I own common stock in Amber Road- what is the valuation of the transaction, and what is my stock worth now?
Upon closing of the transaction, all vested equities will be cashed out at closing at a price of $13.05 per share. Non-vested equities will be converted into a cash plan that may be paid out at $13.05 per share, contingent on certain criteria including, among other requirements, your continued employment through any applicable original vesting dates. Further communication will be sent concerning processing procedures for all equities including stock options.
What do I do if I am contacted by an investor, the press or someone other than customers and prospects?
Do not try to engage with them yourself – – For investors, please contact Staci Mortenson (staci.mortenson@icrinc.com) and for media Phil Denning (phil.denning@icrinc.com) who will coordinate the appropriate response.
Additional Information and Where to Find It
The offer for the outstanding shares of Amber Road, Inc. (the “Company”) referenced in this communication (the “Offer”) has not yet commenced.
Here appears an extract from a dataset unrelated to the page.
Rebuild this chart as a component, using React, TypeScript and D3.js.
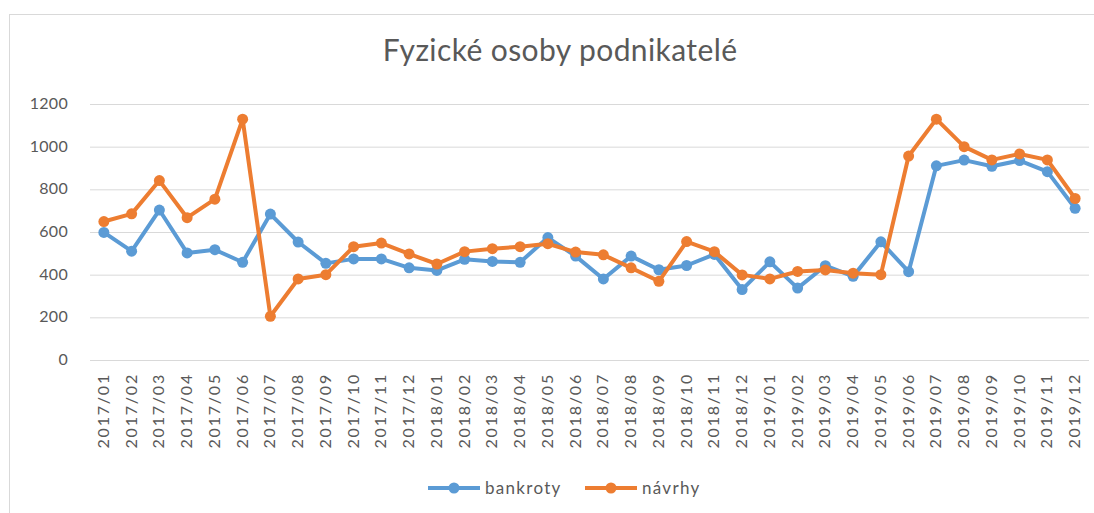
import React, { useEffect, useRef } from 'react';
import * as d3 from 'd3';

const months = [
  '2017/01', '2017/02', '2017/03', '2017/04', '2017/05', '2017/06', '2017/07', '2017/08', '2017/09', '2017/10', '2017/11', '2017/12',
  '2018/01', '2018/02', '2018/03', '2018/04', '2018/05', '2018/06', '2018/07', '2018/08', '2018/09', '2018/10', '2018/11', '2018/12',
  '2019/01', '2019/02', '2019/03', '2019/04', '2019/05', '2019/06', '2019/07', '2019/08', '2019/09', '2019/10', '2019/11', '2019/12',
];

const bankroty = [
  598, 510, 703, 502, 517, 458, 684, 553, 453, 474, 474, 432,
  420, 472, 462, 458, 574, 487, 380, 487, 423, 443, 495, 330,
  460, 337, 442, 392, 554, 414, 910, 937, 908, 935, 883, 711,
];

const navrhy = [
  649, 685, 841, 667, 754, 1129, 205, 380, 400, 531, 548, 497,
  450, 508, 522, 531, 545, 506, 493, 432, 369, 555, 508, 399,
  380, 415, 422, 407, 400, 956, 1129, 1000, 938, 966, 938, 757,
];

const yTicks = [0, 200, 400, 600, 800, 1000, 1200];

const series = [
  { name: 'bankroty', values: bankroty, color: '#5B9BD5' },
  { name: 'návrhy', values: navrhy, color: '#ED7D31' },
];

const W = 1094;
const H = 513;
const FONT = 'Lato, "Open Sans", sans-serif';

export default function App() {
  const ref = useRef<SVGSVGElement>(null);

  useEffect(() => {
    if (!ref.current) return;
    const svg = d3.select(ref.current);
    svg.selectAll('*').remove();

    // chart frame (cut off at right/bottom like the screenshot)
    svg.append('rect')
      .attr('x', 9.5).attr('y', 14.5)
      .attr('width', W + 20).attr('height', H + 20)
      .attr('fill', '#fff').attr('stroke', '#d9d9d9');

    const x = d3.scalePoint<string>().domain(months).range([90, 1089]).padding(0.5);
    const y = d3.scaleLinear().domain([0, 1200]).range([360, 104]);

    svg.append('text')
      .attr('x', 560).attr('y', 61)
      .attr('text-anchor', 'middle')
      .attr('font-family', FONT)
      .attr('font-size', 30)
      .attr('letter-spacing', 0.4)
      .attr('fill', '#595959')
      .text('Fyzické osoby podnikatelé');

    // gridlines + y labels
    const grid = svg.append('g');
    grid.selectAll('line').data(yTicks).join('line')
      .attr('x1', 90).attr('x2', 1089)
      .attr('y1', (d) => y(d) + 0.5).attr('y2', (d) => y(d) + 0.5)
      .attr('stroke', '#d9d9d9').attr('stroke-width', 1);
    grid.selectAll('text').data(yTicks).join('text')
      .attr('x', 68).attr('y', (d) => y(d) + 5)
      .attr('text-anchor', 'end')
      .attr('font-family', FONT).attr('font-size', 16)
      .attr('letter-spacing', 0.3)
      .attr('fill', '#595959')
      .text((d) => d);

    // x labels rotated
    svg.append('g').selectAll('text').data(months).join('text')
      .attr('transform', (d) => `translate(${(x(d) ?? 0) + 5},373) rotate(-90)`)
      .attr('text-anchor', 'end')
      .attr('font-family', FONT).attr('font-size', 16)
      .attr('letter-spacing', 1.8)
      .attr('fill', '#595959')
      .text((d) => d);

    const line = d3.line<number>()
      .x((_, i) => x(months[i]) ?? 0)
      .y((d) => y(d));

    series.forEach((s) => {
      const g = svg.append('g');
      g.append('path')
        .attr('d', line(s.values) ?? '')
        .attr('fill', 'none')
        .attr('stroke', s.color)
        .attr('stroke-width', 4)
        .attr('stroke-linejoin', 'round');
      g.selectAll('circle').data(s.values).join('circle')
        .attr('cx', (_, i) => x(months[i]) ?? 0)
        .attr('cy', (d) => y(d))
        .attr('r', 5.5)
        .attr('fill', s.color);
    });

    // legend
    const legendX = [428, 585];
    series.forEach((s, i) => {
      const lg = svg.append('g').attr('transform', `translate(${legendX[i]},488)`);
      lg.append('line').attr('x1', 0).attr('x2', 52).attr('y1', 0).attr('y2', 0)
        .attr('stroke', s.color).attr('stroke-width', 4);
      lg.append('circle').attr('cx', 26).attr('cy', 0).attr('r', 5.5).attr('fill', s.color);
      lg.append('text').attr('x', 57).attr('y', 6)
        .attr('font-family', FONT).attr('font-size', 17)
        .attr('letter-spacing', 1.3)
        .attr('fill', '#595959')
        .text(s.name);
    });
  }, []);

  return (
    <svg ref={ref} width={W} height={H} style={{ position: 'absolute', left: 0, top: 0, background: '#fff' }} />
  );
}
This announcement is for informational purposes only and is neither an offer to purchase nor a solicitation of an offer to sell shares of the Company, nor is it a substitute for the Offer materials that will be filed with the SEC upon commencement of the Offer. At the time the Offer is commenced, Offer materials will be filed on Schedule TO, and the Company will file a Solicitation/Recommendation Statement on Schedule 14D-9 with the SEC with respect to the Offer. THE OFFER MATERIALS (INCLUDING AN OFFER TO PURCHASE, A RELATED LETTER OF TRANSMITTAL AND CERTAIN OTHER OFFER DOCUMENTS) AND THE SOLICITATION/RECOMMENDATION STATEMENT WILL CONTAIN IMPORTANT INFORMATION. HOLDERS OF SHARES OF THE COMPANY ARE URGED TO READ THESE DOCUMENTS CAREFULLY WHEN THEY BECOME AVAILABLE (AS EACH MAY BE AMENDED OR SUPPLEMENTED FROM TIME TO TIME) BECAUSE THEY WILL CONTAIN IMPORTANT INFORMATION THAT HOLDERS OF THE COMPANY SECURITIES SHOULD CONSIDER BEFORE MAKING ANY DECISION REGARDING TENDERING THEIR SECURITIES. The Offer to Purchase, the related Letter of Transmittal and certain other tender offer documents, as well as the Solicitation/Recommendation Statement, will be made available to all holders of shares of the Company at no expense to them. The Offer materials and the Solicitation/Recommendation Statement will be made available for free at the SEC’s web site at www.sec.gov. In addition to the Offer to Purchase, the related Letter of Transmittal and certain other tender offer documents, as well as the Solicitation/Recommendation Statement, the Company files annual, quarterly and current reports and other information with the SEC. The Company’s filings with the SEC are available for free to the public from commercial document-retrieval services and at the website maintained by the SEC at www.sec.gov.